It's Leap Day
February 29th. Leap Day.
I can understand the need for a leap day every four years (you know, the earth’s rotation doesn’t exactly sync with 365 days to circumnavigate the sun, blah, blah, blah)
But who thought of this calendar where some months get thirty days and some get thirty one? I can never keep track of which month has which.
So, I’ve come up with the following calendar to even it all up.
You ready?
First of all, get rid of Mondays. All of them. Mondays suck.
Now that each week has six days, put five weeks in each month. Each month will now have 30 days. Twelve months makes 360 days.
“But there are 365 days in the year,” you say.
Right. I’ve thought of that.
Each year, after Dec. 30th, there will be Day A,B,C,D and E (Day F on leap years)

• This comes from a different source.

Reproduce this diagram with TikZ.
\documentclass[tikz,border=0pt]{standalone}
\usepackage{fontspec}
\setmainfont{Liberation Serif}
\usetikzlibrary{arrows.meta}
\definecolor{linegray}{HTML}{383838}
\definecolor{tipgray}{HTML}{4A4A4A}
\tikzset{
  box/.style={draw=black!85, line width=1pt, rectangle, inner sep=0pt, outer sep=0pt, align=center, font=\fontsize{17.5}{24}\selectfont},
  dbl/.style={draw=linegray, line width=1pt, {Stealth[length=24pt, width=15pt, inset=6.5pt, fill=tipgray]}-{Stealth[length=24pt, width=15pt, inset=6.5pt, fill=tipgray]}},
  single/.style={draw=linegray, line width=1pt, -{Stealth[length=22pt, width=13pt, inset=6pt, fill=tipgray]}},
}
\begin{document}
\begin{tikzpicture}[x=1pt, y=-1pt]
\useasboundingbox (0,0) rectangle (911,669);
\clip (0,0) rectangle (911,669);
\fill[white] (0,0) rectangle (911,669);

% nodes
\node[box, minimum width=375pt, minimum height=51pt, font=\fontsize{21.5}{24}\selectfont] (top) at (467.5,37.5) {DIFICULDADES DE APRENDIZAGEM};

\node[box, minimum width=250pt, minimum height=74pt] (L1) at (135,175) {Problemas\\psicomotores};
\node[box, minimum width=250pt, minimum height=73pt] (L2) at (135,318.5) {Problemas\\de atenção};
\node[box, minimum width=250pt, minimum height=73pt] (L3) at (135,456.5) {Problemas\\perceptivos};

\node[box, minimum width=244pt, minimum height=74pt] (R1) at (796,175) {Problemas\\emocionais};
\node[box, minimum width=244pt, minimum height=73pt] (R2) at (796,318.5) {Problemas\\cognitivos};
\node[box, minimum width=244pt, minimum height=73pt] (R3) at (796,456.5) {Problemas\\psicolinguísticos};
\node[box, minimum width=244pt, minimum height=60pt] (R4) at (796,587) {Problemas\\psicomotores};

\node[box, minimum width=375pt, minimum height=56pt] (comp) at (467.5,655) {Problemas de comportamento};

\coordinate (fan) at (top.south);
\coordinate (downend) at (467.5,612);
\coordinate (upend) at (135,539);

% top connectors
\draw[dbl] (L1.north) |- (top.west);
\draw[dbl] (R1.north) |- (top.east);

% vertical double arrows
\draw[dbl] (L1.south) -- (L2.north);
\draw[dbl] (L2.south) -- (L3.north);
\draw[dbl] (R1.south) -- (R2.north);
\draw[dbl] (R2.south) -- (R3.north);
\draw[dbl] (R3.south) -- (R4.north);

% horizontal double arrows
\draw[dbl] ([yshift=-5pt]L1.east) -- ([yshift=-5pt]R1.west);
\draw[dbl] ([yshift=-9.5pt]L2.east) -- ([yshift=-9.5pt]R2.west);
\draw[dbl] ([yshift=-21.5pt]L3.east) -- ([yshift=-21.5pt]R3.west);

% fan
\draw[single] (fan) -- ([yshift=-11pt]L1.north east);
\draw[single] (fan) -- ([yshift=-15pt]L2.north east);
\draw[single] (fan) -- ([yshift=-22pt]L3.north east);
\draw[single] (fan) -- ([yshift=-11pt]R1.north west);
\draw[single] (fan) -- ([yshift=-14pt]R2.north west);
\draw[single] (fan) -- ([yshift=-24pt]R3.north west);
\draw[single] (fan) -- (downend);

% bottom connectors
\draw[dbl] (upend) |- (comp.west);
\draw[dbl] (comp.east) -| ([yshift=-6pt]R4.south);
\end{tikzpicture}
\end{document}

Those five days will be holidays leading up to January 1st of each year. Everyone will have those days off (with pay, of course). That way, there’ll be no more fighting over who has the days off between Christmas and New Year's.
Oh, and on each of those days, every food establishment will be required by law to be “All You Can Eat” for the low price of ten dollars per person. Otherwise, their operating licenses would be revoked.
I should be president.
Labels: Leap Year
2 Comments:
yes you should!
I'd vote for you. I enjoy voting for people from Chicago.